Matthias Kollatz traut sich was. Der Berliner Finanzsenator setzt die Politik seines Vorgängers Ulrich Nußbaum fort, obwohl der dafür vor Gericht eine Klatsche bekommen hat. Nußbaum gab vor fünf Jahren der landeseigenen Gesellschaft Berlin Energie den Zuschlag für den Betrieb des Gasnetzes; unter Kollatz bekommt Berlin Energie jetzt den Zuschlag für das viel größere und profitablere Stromnetz. Und kann sich auf eine langwierige juristische Auseinandersetzung mit Vattenfall einstellen. Die nutzt nur den Anwälten, die an dem vermurksten Konzessionsverfahren Millionen verdienen – gespeist aus Steuergeld.

Der rot-rot-grüne Senat hatte sich frühzeitig festgelegt und eine volle Verstaatlichung der Energienetze beschlossen. Das ist zwar leicht in einen Koalitionsvertrag geschrieben. Es aber auch durchzusetzen in einem rechtlich komplizierten Vergabeverfahren, das diskriminierungsfrei abzulaufen hat, ist schwer. Denn grundsätzlich geht der Alt-Konzessionär mit seiner Erfahrung und Kompetenz als Favorit in ein Konzessionsverfahren. Zumal gegen ein Greenhorn wie die Berlin Energie.

Berlin ist ein Greenhorn

Die landeseigene Gesellschaft hat keine Erfahrung, aber ein Netzwerk an Partnern, zu denen unter anderem die Eon-Tochter Edis gehört. Und wenn Berlin Energie die 1300 Mitarbeiter der Vattenfall- Tochter Stromnetz Berlin GmbH übernimmt, dann wäre eine reibungslose Bewirtschaftung des 35 000 Kilometer langen Netzes möglich. Dazu wird es aber nur kommen, wenn Vattenfall aufgibt und das Strom- und womöglich auch das Berliner Fernwärmenetz für ein paar Milliarden an das Land verkauft und sich aus der Stadt zurückzieht.

Der schwedische Staatskonzern hat sich zwar aus der Braunkohle in der Lausitz und aus Hamburg, seinem zweitgrößten deutschen Markt, zurückgezogen. In Berlin dagegen wollte man unbedingt im Geschäft bleiben und war dem Senat entgegengekommen: Wenn der Konzern erneut die Konzession bekommen hätte, wäre dem Land eine Beteiligung an der Netzgesellschaft eingeräumt worden. Und nach einer Übergangszeit von fünf Jahren hätte Berlin sogar die Mehrheit übernehmen dürfen

Vielleicht kommt es am Ende nur auf den Preis an

Finanzsenator Kollatz hat sich gegen dieses Kooperationsmodell und für die Konfrontation mit Vattenfall entschieden.
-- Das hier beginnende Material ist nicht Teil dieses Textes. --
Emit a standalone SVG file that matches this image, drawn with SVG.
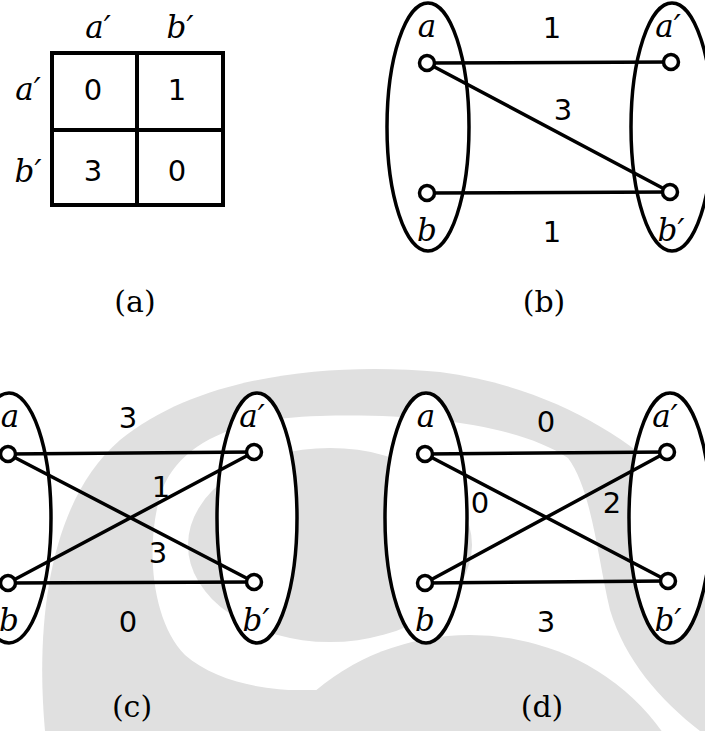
<svg xmlns="http://www.w3.org/2000/svg" width="705" height="731" viewBox="0 0 705 731">
<style>
.wm{fill:#e0e0e0;stroke:none}
.ell{fill:#ffffff;stroke:#000;stroke-width:3.5}
.edge{stroke:#000;stroke-width:3.5;fill:none;stroke-linecap:round}
.node{fill:#fff;stroke:#000;stroke-width:3.5}
.var{font-family:"DejaVu Serif","Liberation Serif",serif;font-style:italic;font-size:31px;fill:#000;text-anchor:middle}
.num{font-family:"DejaVu Sans","Liberation Sans",sans-serif;font-size:29px;fill:#000;text-anchor:middle}
.cap{font-family:"DejaVu Serif","Liberation Serif",serif;font-size:30px;fill:#000;text-anchor:middle}
.grid{fill:none;stroke:#000;stroke-width:4}
</style>
<rect width="705" height="731" fill="#fff"/>
<g id="watermark">
<path class="wm" d="M45,731 C35,620 50,500 120,440 C200,375 330,362 440,372 C540,385 620,430 670,480 C690,500 705,520 705,540 L705,731 Z"/>
<path d="M352,686 C300,696 225,690 185,655 C150,620 145,540 162,490 C182,440 240,418 320,416 C420,413 520,425 568,458 C592,490 598,560 610,610 C625,660 660,700 700,731 L352,731 Z" fill="#fff"/>
<ellipse class="wm" cx="330" cy="545" rx="142" ry="97"/>
<ellipse class="wm" cx="470" cy="850" rx="230" ry="215"/>
<rect class="wm" x="45" y="690" width="300" height="41"/>
</g>
<g id="panel-a">
<rect class="grid" x="52" y="53" width="171" height="152"/>
<line class="grid" x1="137" y1="53" x2="137" y2="205"/>
<line class="grid" x1="52" y1="130" x2="223" y2="130"/>
<text class="var" x="98" y="38">a′</text>
<text class="var" x="180" y="38">b′</text>
<text class="var" x="28" y="100">a′</text>
<text class="var" x="28" y="182">b′</text>
<text class="num" x="93" y="100">0</text>
<text class="num" x="177" y="100">1</text>
<text class="num" x="93" y="181">3</text>
<text class="num" x="177" y="181">0</text>
<text class="cap" x="135" y="312">(a)</text>
</g>
<g id="panel-b">
<g id="b-left"><ellipse class="ell" cx="428" cy="127" rx="41" ry="124"/></g>
<g id="b-right"><ellipse class="ell" cx="672" cy="127" rx="41" ry="124"/></g>
<g id="b-edges">
<line class="edge" x1="427" y1="63" x2="671" y2="62"/>
<line class="edge" x1="427" y1="63" x2="670" y2="192"/>
<line class="edge" x1="427" y1="193" x2="670" y2="192"/>
</g>
<g id="b-node-a"><circle class="node" cx="427" cy="63" r="7.5"/><text class="var" x="427" y="37">a</text></g>
<g id="b-node-b"><circle class="node" cx="427" cy="193" r="7.5"/><text class="var" x="427" y="241">b</text></g>
<g id="b-node-a2"><circle class="node" cx="671" cy="62" r="7.5"/><text class="var" x="668" y="37">a′</text></g>
<g id="b-node-b2"><circle class="node" cx="670" cy="192" r="7.5"/><text class="var" x="671" y="241">b′</text></g>
<text class="num" x="552" y="38">1</text>
<text class="num" x="563" y="120">3</text>
<text class="num" x="552" y="242">1</text>
<text class="cap" x="544" y="312">(b)</text>
</g>
<g id="panel-c">
<g id="c-left"><ellipse class="ell" cx="9" cy="518" rx="42" ry="125"/></g>
<g id="c-right"><ellipse class="ell" cx="257" cy="518" rx="40" ry="125"/></g>
<g id="c-edges">
<line class="edge" x1="8" y1="454" x2="254" y2="452"/>
<line class="edge" x1="8" y1="454" x2="254" y2="582"/>
<line class="edge" x1="8" y1="583" x2="254" y2="452"/>
<line class="edge" x1="8" y1="583" x2="254" y2="582"/>
</g>
<g id="c-node-a"><circle class="node" cx="8" cy="454" r="7.5"/><text class="var" x="10" y="427">a</text></g>
<g id="c-node-b"><circle class="node" cx="8" cy="583" r="7.5"/><text class="var" x="9" y="631">b</text></g>
<g id="c-node-a2"><circle class="node" cx="254" cy="452" r="7.5"/><text class="var" x="252" y="427">a′</text></g>
<g id="c-node-b2"><circle class="node" cx="254" cy="582" r="7.5"/><text class="var" x="256" y="631">b′</text></g>
<text class="num" x="128" y="428">3</text>
<text class="num" x="161" y="497">1</text>
<text class="num" x="158" y="563">3</text>
<text class="num" x="128" y="632">0</text>
<text class="cap" x="132" y="717">(c)</text>
</g>
<g id="panel-d">
<g id="d-left"><ellipse class="ell" cx="426" cy="518" rx="41" ry="125"/></g>
<g id="d-right"><ellipse class="ell" cx="670" cy="518" rx="41" ry="125"/></g>
<g id="d-edges">
<line class="edge" x1="425" y1="454" x2="667" y2="452"/>
<line class="edge" x1="425" y1="454" x2="668" y2="581"/>
<line class="edge" x1="425" y1="583" x2="667" y2="452"/>
<line class="edge" x1="425" y1="583" x2="668" y2="581"/>
</g>
<g id="d-node-a"><circle class="node" cx="425" cy="454" r="7.5"/><text class="var" x="426" y="427">a</text></g>
<g id="d-node-b"><circle class="node" cx="425" cy="583" r="7.5"/><text class="var" x="425" y="631">b</text></g>
<g id="d-node-a2"><circle class="node" cx="667" cy="452" r="7.5"/><text class="var" x="665" y="427">a′</text></g>
<g id="d-node-b2"><circle class="node" cx="668" cy="581" r="7.5"/><text class="var" x="668" y="631">b′</text></g>
<text class="num" x="546" y="432">0</text>
<text class="num" x="480" y="513">0</text>
<text class="num" x="612" y="513">2</text>
<text class="num" x="546" y="632">3</text>
<text class="cap" x="542" y="717">(d)</text>
</g>
</svg>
Auch um des Friedens willen in der Koalition. Für die Gestaltung der Energiewende in der vermeintlich smarten City Berlin kann das verheerende Folgen haben, weil die Gestaltungskraft und Investitionsfreude von Politik und Unternehmen an die Justiz abgegeben wurde. Die Berliner Energiepolitik hängt damit auch die kommenden Jahre vor den Gerichten fest. Und der Nachfolger von Kollatz kann sich in der nächsten Legislaturperiode mit dem Thema rumschlagen. So weit, so schlecht.

Oder es kommt alles doch ganz anders, und der Regierende Bürgermeister und der Finanzsenator haben vor zwei Wochen beim Besuch der Vattenfall-Bosse das Signal bekommen, dass die Schweden keine Lust mehr haben auf das schwierige Geschäft in Berlin. Dann kommt es nur noch auf den Preis an. Für gut zwei Milliarden Euro gehört das Netz dem Land Berlin.